Self-Hosted Podcasts with Raspberry Pi
A podcast server on Raspberry Pi lets you host, organise, and stream your podcast collection locally or over the internet without depending on commercial services. You can also use it to subscribe to RSS podcast feeds and download episodes automatically for offline listening. For Indian podcast listeners who want to manage their library independently, the Pi offers a private, ad-free podcasting experience.
Two common use cases: first, hosting your own podcast that listeners can subscribe to via RSS — ideal for college radio projects, community podcasts, or internal corporate training audio. Second, running a podcast aggregator that downloads your subscribed podcasts and serves them to your devices over your home network — essentially a self-hosted Pocket Casts alternative.
Why Self-Host Podcasts?
Commercial podcast hosting costs ₹500 to ₹3,000 per month. A Raspberry Pi costs ₹2,000 once and uses ₹50 of electricity per month. For independent Indian podcasters with modest audience sizes (under 10,000 downloads per episode), the Pi handles the load comfortably while eliminating monthly hosting fees.
For podcast listeners, self-hosting means privacy (no tracking), automatic downloads (never buffer on slow connections), and centralised management of your podcast library that any device on your network can access.
Podcast Server Software
For hosting your podcast: Use PodTrac alternatives like a simple Nginx static file server with an RSS feed generator. Place your MP3 files in a directory, generate an RSS XML feed with episode metadata, and share the feed URL with listeners. Tools like jekyll-podcast or Python scripts can auto-generate the RSS feed from your MP3 file metadata.
For podcast aggregation: gPodder is a lightweight podcast client that runs on the Pi, subscribes to feeds, and downloads episodes automatically. Access your library via its web interface from any device. AntennaPod Sync can also sync with a self-hosted gPodder server.

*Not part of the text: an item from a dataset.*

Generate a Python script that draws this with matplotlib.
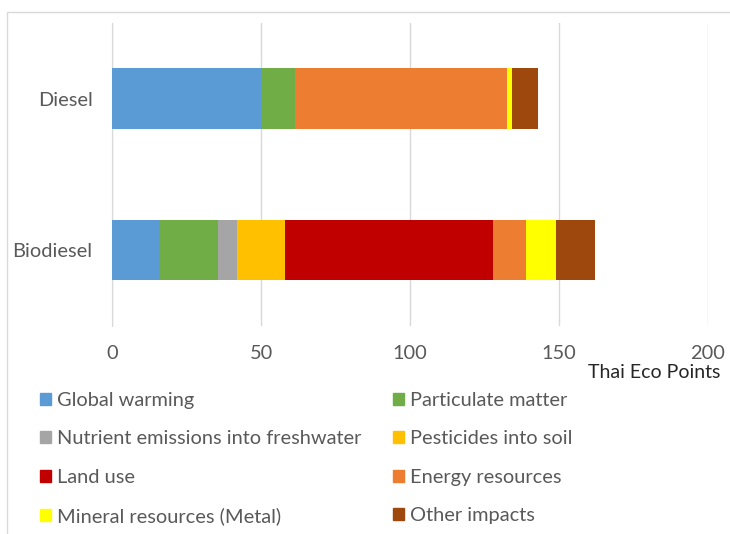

For a full-featured solution: Audiobookshelf (despite the name) handles podcasts excellently. It provides a polished web and mobile app interface for managing, streaming, and syncing podcast subscriptions. It runs well on Pi 4 with Docker.
Installation and Configuration
Here is a quick gPodder setup on Raspberry Pi OS:
# Install gPodder
sudo apt install -y gpodder
# For headless operation, use the gPodder CLI
gpo subscribe "https://feeds.simplecast.com/your-podcast-feed"
gpo update
gpo download
For Audiobookshelf (recommended for a polished experience):
# Install Docker
curl -fsSL https://get.docker.com | sh
sudo usermod -aG docker pi
# Run Audiobookshelf
docker run -d --name audiobookshelf
-p 13378:80
-v /home/pi/podcasts:/podcasts
-v /home/pi/abs-config:/config
ghcr.io/advplyr/audiobookshelf
Access the web interface at http://your-pi-ip:13378. Add podcast feeds, and Audiobookshelf downloads and organises episodes automatically. The mobile app (available for Android and iOS) syncs your listening progress across devices.
Accessing from Anywhere
For local network access, use the Pi’s local IP address. For remote access (listening while commuting), options include:
- Tailscale VPN: Free tier covers personal use. Install Tailscale on the Pi and your phone, and access your podcast server from anywhere through a secure tunnel. No port forwarding needed.
- Cloudflare Tunnel: Free tier provides HTTPS access to your Pi without exposing ports. Ideal for sharing a hosted podcast with external listeners.
- Port forwarding: Forward port 13378 on your router to the Pi. Less secure but simpler. Use dynamic DNS if your ISP assigns a changing IP address.
FAQ
How many concurrent listeners can the Pi handle?
For podcast hosting, a Pi 4 can serve 50+ simultaneous MP3 streams over a decent internet connection. The bottleneck is usually your upload bandwidth, not the Pi’s processing power. For a typical Indian broadband connection with 10 Mbps upload, expect to serve 5-10 concurrent 128 kbps streams comfortably.
How much storage do podcasts need?
A typical 1-hour podcast episode at 128 kbps is about 58 MB. If you subscribe to 20 podcasts with weekly episodes and keep the last 10 episodes each, that is approximately 116 GB. A 256 GB micro SD card or a USB hard drive handles this easily.
Can I use this for audiobook hosting too?
Yes. Audiobookshelf is designed for both podcasts and audiobooks. It tracks your listening position, supports chapter navigation, and syncs progress across devices — perfect for managing your audiobook collection alongside podcasts.
Conclusion
A Raspberry Pi podcast server gives Indian listeners privacy, offline access, and independence from commercial podcast platforms. For podcasters, it eliminates monthly hosting fees while providing full control over your content distribution. The setup takes under 30 minutes with Docker and Audiobookshelf, and the total hardware cost is under ₹3,000 — a one-time investment that pays for itself within months of saved hosting fees.